Selain itu, peneliti senior Imparsial, Anton Ali Abbas menyatakan, Mahfud harus mampu menjadi pemimpin yang punya inisiatif. Butuh terobosan agar sejumlah masalah bisa diselesaikan. Selain itu, Mahfud juga harus membuka ruang dialog dengan kementerian dan instansi lain. Hal ini untuk menyelesaikan masalah multidimensi, seperti HAM dan kerusuhan di Papua beberapa waktu lalu.
Dalam pantauan Kompas, tidak semua kementerian yang hadir diwakili oleh menteri.
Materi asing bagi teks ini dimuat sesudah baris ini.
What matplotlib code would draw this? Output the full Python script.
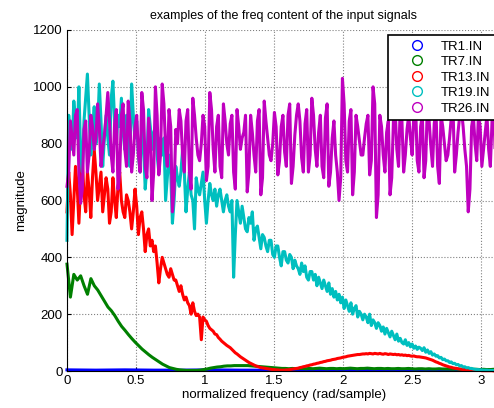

Menteri Pertahanan Prabowo Subianto dan Menteri Dalam Negeri Tito Karnavian, misalnya, tidak hadir.
Fungsi koordinasi antarlembaga penting agar iklim politik Indonesia stabil dan demokratis.
Menteri yang terlihat hadir, antara lain Menteri Pendayagunaan Aparatur Negara dan Reformasi Birokrasi Tjahjo Kumolo dan Menteri Komunikasi dan Informatika (Kemkominfo) Johnny G Plate. Selain itu, ada juga Jaksa Agung ST Burhanuddin.
Johnny menyatakan, jika internet digunakan untuk menjual narkoba, terorisme, dan kriminal lainnya, Kemkominfo tak segan-segan untuk melakukan pemblokiran.
Dia juga menjelaskan tentang kebijakan pembatasan akses layanan data di masa depan. Saat terjadi kekacauan di masyarakat, seperti kerusuhan di Papua sebulan lalu, katanya, Kominfo akan tetap menjaga hak-hak sipil sembari mengikuti perkembangan situasi sosial politik di wilayah tersebut.
"Dalam keadaan civil disorder, ada masyarakat yang ingin haknya tetap dijaga. Tetapi tugas negara juga untuk mengantisipasi rusaknya ikatan masyarakat dalam kondisi civil disorder,” katanya.